The design consists of a series of "pages" that allows the user to prepare the application. Each of the pages will need some validation of the input, and to perform some logic when moving to the next page in the wizard, and the final setup logic occurs at the end of the process.

I note that Isowords has a very limited onboarding system, with a linear set of steps but not a huge amount of computation behind it. Adding more logic to the Onboarding reducer seems silly, and my application needs to perform somewhat sophisticated activities with some steps, such as connecting to network services.
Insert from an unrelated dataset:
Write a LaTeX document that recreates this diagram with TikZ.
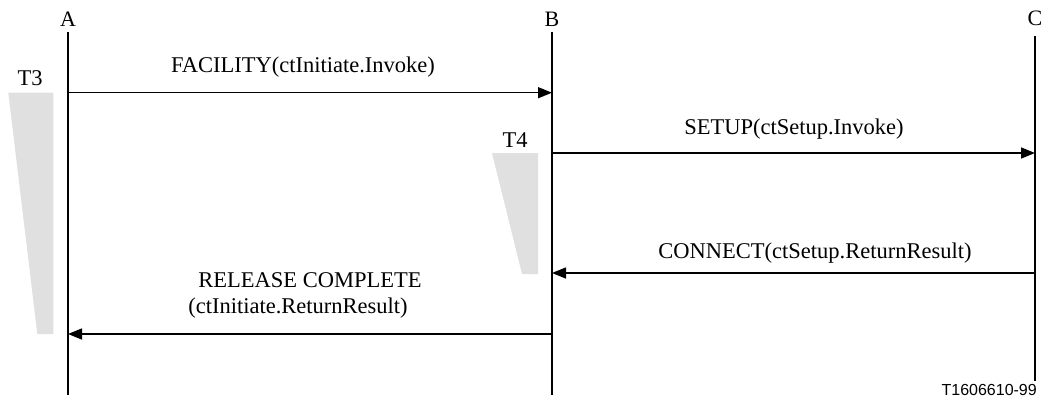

Has anybody got any experience with this kind of problem and might be able to offer some design hints? Should I just use the Destination pattern and implement a basic Reducer/View pair for each (though I suspect this may lead to massive "if" statements in both the view and reducer)? Or is there a clever way I've missed that might simplify the amount of boilerplate TCA code I need?

Thanks!

Hi @sbwilson, I think most likely you would want to approach this using stack-based navigation. That goes for whether you are building a "wizard" in TCA or in vanilla SwiftUI.

This allows each page of the wizard to be responsible for its own logic, and then the feature at the root of the stack can integrate all the features together. We have docs about navigation stacks here.

You can also use the Destination pattern, which we call tree-based navigation, but that works best when the wizard has a very explicit sequence of steps. If the steps can be mixed in matched in complicated ways, the stack-based approach is more appropriate.